>> START Data
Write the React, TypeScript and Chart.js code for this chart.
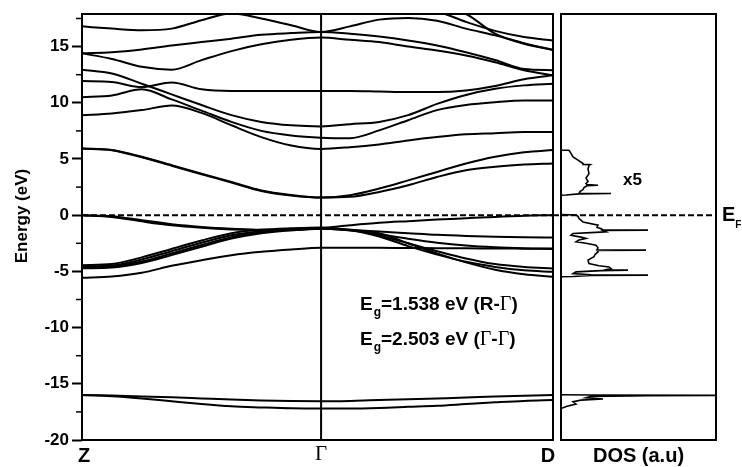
import React, { useEffect, useRef } from "react";
import { Chart, registerables } from "chart.js";

Chart.register(...registerables);

// ---- k-path (Z -> Γ -> D) ----
const K_PATH = [0, 0.125, 0.25, 0.375, 0.5, 0.625, 0.75, 0.875, 1.0, 1.121, 1.243, 1.364, 1.485, 1.606, 1.728, 1.849, 1.97];
const HS_K = [0, 1.0, 1.97];
const HS_LABELS = ["Z", "Γ", "D"];

// ---- energy axis ----
const Y_MIN = -20;
const Y_MAX = 17.9;
const Y_MAJOR = [-20, -15, -10, -5, 0, 5, 10, 15];
const Y_MINOR = [-17.5, -12.5, -7.5, -2.5, 2.5, 7.5, 12.5, 17.5];
const FERMI = 0;

// ---- band energies (eV) at K_PATH ----
const CONDUCTION_BANDS = [
  [19.2, 19.2, 19.0, 18.8, 18.6, 18.5, 18.5, 18.6, 18.7, 18.6, 18.5, 18.3, 18.1, 17.2, 16.4, 15.85, 15.55],
  [20.0, 20.0, 20.0, 19.8, 19.6, 19.5, 19.4, 19.4, 19.4, 19.3, 19.2, 19.0, 18.6, 17.9, 16.15, 15.25, 14.7],
  [16.8, 16.6, 16.45, 16.6, 17.35, 17.95, 17.5, 16.9, 16.3, 16.8, 17.4, 17.55, 17.3, 16.6, 16.0, 15.3, 14.7],
  [14.4, 14.5, 14.75, 15.1, 15.4, 15.7, 16.05, 16.2, 16.3, 16.15, 15.9, 15.55, 15.1, 14.5, 13.8, 13.0, 12.9],
  [14.4, 13.9, 13.2, 12.95, 13.8, 14.6, 15.2, 15.6, 15.8, 15.6, 15.4, 15.0, 14.65, 14.2, 13.6, 12.9, 12.45],
  [12.95, 12.6, 11.7, 10.75, 9.8, 8.9, 8.3, 8.0, 7.9, 8.1, 8.3, 8.9, 9.9, 10.7, 11.25, 11.55, 11.7],
  [11.94, 11.85, 11.4, 11.8, 11.2, 11.05, 11.05, 11.05, 11.05, 11.05, 11.0, 10.95, 10.95, 11.1, 11.5, 12.1, 12.45],
  [10.5, 10.65, 11.2, 10.3, 9.3, 8.3, 7.5, 7.1, 6.9, 6.85, 7.55, 8.45, 9.35, 9.8, 10.05, 10.2, 10.2],
  [8.9, 9.05, 9.35, 9.75, 9.1, 8.0, 6.95, 6.2, 5.9, 6.05, 6.3, 6.65, 6.95, 7.2, 7.3, 7.4, 7.4],
  [5.93, 5.8, 5.2, 4.45, 3.7, 2.95, 2.2, 1.8, 1.57, 1.78, 2.37, 3.1, 3.85, 4.6, 5.2, 5.6, 5.8],
  [5.93, 5.78, 5.15, 4.4, 3.65, 2.9, 2.15, 1.75, 1.57, 1.63, 2.07, 2.67, 3.4, 4.0, 4.3, 4.5, 4.6],
];

const VALENCE_BANDS = [
  [0, -0.1, -0.45, -0.8, -1.04, -1.2, -1.3, -1.3, -1.15, -0.9, -0.68, -0.53, -0.39, -0.27, -0.15, -0.04, 0],
  [0, -0.15, -0.55, -0.9, -1.12, -1.27, -1.35, -1.33, -1.2, -1.3, -1.45, -1.6, -1.75, -1.85, -1.92, -1.97, -1.99],
  [-4.45, -4.35, -3.75, -3.0, -2.25, -1.6, -1.3, -1.17, -1.1, -1.35, -1.7, -2.1, -2.45, -2.7, -2.85, -2.93, -2.96],
  [-4.55, -4.48, -3.95, -3.2, -2.45, -1.78, -1.42, -1.23, -1.15, -1.3, -1.8, -2.5, -3.2, -3.85, -4.35, -4.6, -4.74],
  [-4.65, -4.58, -4.12, -3.4, -2.65, -1.95, -1.52, -1.28, -1.17, -1.35, -1.9, -2.75, -3.5, -4.15, -4.6, -4.9, -5.04],
  [-4.72, -4.66, -4.25, -3.55, -2.8, -2.08, -1.6, -1.33, -1.2, -1.35, -1.6, -2.5, -3.4, -4.2, -4.85, -5.25, -5.48],
  [-5.57, -5.45, -5.12, -4.5, -4.0, -3.56, -3.26, -3.05, -2.9, -2.9, -2.9, -2.92, -2.93, -2.95, -2.96, -2.98, -3.0],
];

const SEMICORE_BANDS = [
  [-16.0, -16.05, -16.12, -16.2, -16.3, -16.4, -16.48, -16.53, -16.55, -16.52, -16.45, -16.38, -16.3, -16.22, -16.13, -16.06, -16.0],
  [-16.0, -16.1, -16.3, -16.55, -16.8, -17.0, -17.1, -17.18, -17.2, -17.2, -17.15, -17.05, -16.95, -16.8, -16.65, -16.52, -16.45],
];

// ---- DOS (a.u.) ----
const DOS_X_MAX = 155;
const DOS_CB_E = [5.78, 5.78, 5.5, 5.19, 4.9, 4.6, 4.52, 4.5, 4.45, 4.1, 3.7, 3.3, 3.0, 2.82, 2.72, 2.67, 2.62, 2.45, 2.28, 2.1, 1.95, 1.93, 1.9, 1.8, 1.78];
const DOS_CB_V = [0, 8, 10, 12, 17, 22, 22, 29, 28, 27, 28, 25, 27, 25, 26, 37, 26, 23, 22, 19, 18, 50, 18, 5, 0];
const DOS_VB_E = [0.05, 0.02, -0.1, -0.3, -0.6, -0.89, -1.1, -1.19, -1.3, -1.33, -1.36, -1.48, -1.55, -1.63, -1.78, -1.95, -2.07, -2.2, -2.37, -2.5, -2.67, -2.9, -3.08, -3.11, -3.14, -3.26, -3.5, -3.7, -4.0, -4.3, -4.5, -4.6, -4.75, -4.85, -4.89, -4.93, -5.04, -5.19, -5.3, -5.33, -5.36, -5.45, -5.48];
const DOS_VB_V = [0, 15, 17, 18, 22, 37, 36, 40, 42, 87, 42, 45, 30, 12, 10, 20, 25, 18, 15, 25, 35, 37, 36, 85, 36, 37, 34, 33, 27, 28, 38, 48, 50, 45, 67, 40, 15, 12, 30, 87, 30, 12, 0];
const DOS_SC_E = [-15.97, -16.0, -16.03, -16.05, -16.08, -16.12, -16.25, -16.35, -16.45, -16.6, -16.8, -17.0, -17.2];
const DOS_SC_V = [0, 30, 160, 87, 70, 30, 25, 42, 20, 12, 15, 6, 0];

// ---- annotations ----
const GAP_TEXTS = ["=1.538 eV (R-Γ)", "=2.503 eV (Γ-Γ)"];
const SCALE_NOTE = "x5";
const DOS_LABEL = "DOS (a.u)";
const Y_TITLE = "Energy (eV)";

const SANS = '"Liberation Sans", Arial, Helvetica, sans-serif';
const SERIF = '"Liberation Serif", "Times New Roman", serif';

function drawRich(ctx: CanvasRenderingContext2D, x: number, y: number, text: string, size: number) {
  let cx = x;
  for (const ch of Array.from(text)) {
    if (ch === "Γ") {
      ctx.font = `${size + 1}px ${SERIF}`;
    } else {
      ctx.font = `bold ${size}px ${SANS}`;
    }
    ctx.fillText(ch, cx, y);
    cx += ctx.measureText(ch).width;
  }
  return cx;
}

const bandDataset = (b: number[]) => ({
  data: K_PATH.map((k, i) => ({ x: k, y: b[i] })),
  borderColor: "#000",
  borderWidth: 2,
  pointRadius: 0,
  fill: false,
  cubicInterpolationMode: "monotone" as const,
});

const dosDataset = (es: number[], vs: number[]) => ({
  data: es.map((e, i) => ({ x: vs[i], y: e })),
  borderColor: "#000",
  borderWidth: 1.6,
  pointRadius: 0,
  showLine: true,
  fill: false,
  tension: 0,
});

export default function App() {
  const mainRef = useRef<HTMLCanvasElement>(null);
  const dosRef = useRef<HTMLCanvasElement>(null);

  useEffect(() => {
    const mainDecor = {
      id: "mainDecor",
      afterDatasetsDraw(chart: any) {
        const { ctx, chartArea: a, scales } = chart;
        const xs = scales.x;
        const ys = scales.y;
        ctx.save();
        ctx.strokeStyle = "#000";
        ctx.fillStyle = "#000";
        ctx.lineWidth = 2;
        const gx = xs.getPixelForValue(HS_K[1]);
        ctx.beginPath();
        ctx.moveTo(gx, a.top);
        ctx.lineTo(gx, a.bottom);
        ctx.stroke();
        ctx.strokeRect(a.left, a.top, a.right - a.left, a.bottom - a.top);
        // minor ticks
        ctx.lineWidth = 1.5;
        for (const v of Y_MINOR) {
          const y = ys.getPixelForValue(v);
          ctx.beginPath();
          ctx.moveTo(a.left - 6, y);
          ctx.lineTo(a.left, y);
          ctx.stroke();
        }
        // y title
        ctx.save();
        ctx.translate(22, 216);
        ctx.rotate(-Math.PI / 2);
        ctx.textAlign = "center";
        ctx.textBaseline = "middle";
        ctx.font = `bold 17px ${SANS}`;
        ctx.fillText(Y_TITLE, 0, 0);
        ctx.restore();
        // k-point labels
        ctx.textBaseline = "alphabetic";
        ctx.textAlign = "center";
        HS_K.forEach((k, i) => {
          let x = xs.getPixelForValue(k);
          if (i === 0) x += 2;
          if (i === HS_K.length - 1) x -= 5;
          if (HS_LABELS[i] === "Γ") {
            ctx.font = `21px ${SERIF}`;
            ctx.fillText(HS_LABELS[i], x, 460);
          } else {
            ctx.font = `bold 20px ${SANS}`;
            ctx.fillText(HS_LABELS[i], x, 462);
          }
        });
        // band gap annotations
        ctx.textAlign = "left";
        GAP_TEXTS.forEach((t, i) => {
          const base = 310 + i * 35;
          ctx.font = `bold 19px ${SANS}`;
          ctx.fillText("E", 360, base);
          const ew = ctx.measureText("E").width;
          ctx.font = `bold 12px ${SANS}`;
          ctx.fillText("g", 360 + ew + 1, base + 6);
          const gw = ctx.measureText("g").width;
          drawRich(ctx, 360 + ew + gw + 1, base, t, 19);
        });
        ctx.restore();
      },
    };

    const dosDecor = {
      id: "dosDecor",
      afterDatasetsDraw(chart: any) {
        const { ctx, chartArea: a, scales } = chart;
        const ys = scales.y;
        ctx.save();
        ctx.strokeStyle = "#000";
        ctx.fillStyle = "#000";
        ctx.lineWidth = 2;
        ctx.strokeRect(a.left, a.top, a.right - a.left, a.bottom - a.top);
        // Fermi level continuation through gap and DOS panel
        const fy = ys.getPixelForValue(FERMI);
        ctx.setLineDash([6, 3]);
        ctx.beginPath();
        ctx.moveTo(0, fy);
        ctx.lineTo(a.right, fy);
        ctx.stroke();
        ctx.setLineDash([]);
        // E_F label
        ctx.textAlign = "left";
        ctx.textBaseline = "alphabetic";
        ctx.font = `bold 20px ${SANS}`;
        ctx.fillText("E", a.right + 6, fy + 6);
        const ew = ctx.measureText("E").width;
        ctx.font = `bold 10px ${SANS}`;
        ctx.fillText("F", a.right + 6 + ew, fy + 13);
        // x5
        ctx.font = `bold 17px ${SANS}`;
        ctx.fillText(SCALE_NOTE, a.left + 62, 185);
        // DOS label
        ctx.textAlign = "center";
        ctx.font = `bold 20px ${SANS}`;
        ctx.fillText(DOS_LABEL, (a.left + a.right) / 2, 462);
        ctx.restore();
      },
    };

    const fermiLine = {
      data: [
        { x: HS_K[0], y: FERMI },
        { x: HS_K[2], y: FERMI },
      ],
      borderColor: "#000",
      borderWidth: 2,
      borderDash: [6, 3],
      pointRadius: 0,
      fill: false,
    };

    const main = new Chart(mainRef.current as HTMLCanvasElement, {
      type: "line",
      data: {
        datasets: [
          ...CONDUCTION_BANDS.map(bandDataset),
          ...VALENCE_BANDS.map(bandDataset),
          ...SEMICORE_BANDS.map(bandDataset),
          fermiLine,
        ] as any,
      },
      options: {
        animation: false,
        responsive: true,
        maintainAspectRatio: false,
        events: [],
        layout: { padding: { left: 0, right: 8, top: 14, bottom: 27 } },
        plugins: { legend: { display: false }, tooltip: { enabled: false } },
        scales: {
          x: { type: "linear", min: HS_K[0], max: HS_K[2], display: false },
          y: {
            type: "linear",
            min: Y_MIN,
            max: Y_MAX,
            afterBuildTicks: (s: any) => {
              s.ticks = Y_MAJOR.map((v) => ({ value: v }));
            },
            afterFit: (s: any) => {
              s.width = 82;
            },
            ticks: {
              color: "#000",
              font: { family: SANS, size: 17, weight: "bold" },
              padding: 3,
              callback: (v: any) => String(v),
            },
            grid: { drawOnChartArea: false, tickLength: 10, tickWidth: 2, tickColor: "#000" },
            border: { display: false },
            title: { display: false },
          },
        },
      } as any,
      plugins: [mainDecor],
    });

    const dos = new Chart(dosRef.current as HTMLCanvasElement, {
      type: "scatter",
      data: {
        datasets: [
          dosDataset(DOS_CB_E, DOS_CB_V),
          dosDataset(DOS_VB_E, DOS_VB_V),
          dosDataset(DOS_SC_E, DOS_SC_V),
        ] as any,
      },
      options: {
        animation: false,
        responsive: true,
        maintainAspectRatio: false,
        events: [],
        layout: { padding: { left: 8, right: 26, top: 14, bottom: 27 } },
        plugins: { legend: { display: false }, tooltip: { enabled: false } },
        scales: {
          x: { type: "linear", min: 0, max: DOS_X_MAX, display: false },
          y: { type: "linear", min: Y_MIN, max: Y_MAX, display: false },
        },
      } as any,
      plugins: [dosDecor],
    });

    return () => {
      main.destroy();
      dos.destroy();
    };
  }, []);

  return (
    <div style={{ position: "fixed", left: 0, top: 0, width: 742, height: 467, background: "#fff" }}>
      <div style={{ position: "absolute", left: 0, top: 0, width: 561, height: 467 }}>
        <canvas ref={mainRef} />
      </div>
      <div style={{ position: "absolute", left: 553, top: 0, width: 189, height: 467 }}>
        <canvas ref={dosRef} />
      </div>
    </div>
  );
}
>> END Data
■ **Written request**: Each line that has the word "React" should be copied.

■ **Answer**:
Write the React, TypeScript and Chart.js code for this chart.
import React, { useEffect, useRef } from "react";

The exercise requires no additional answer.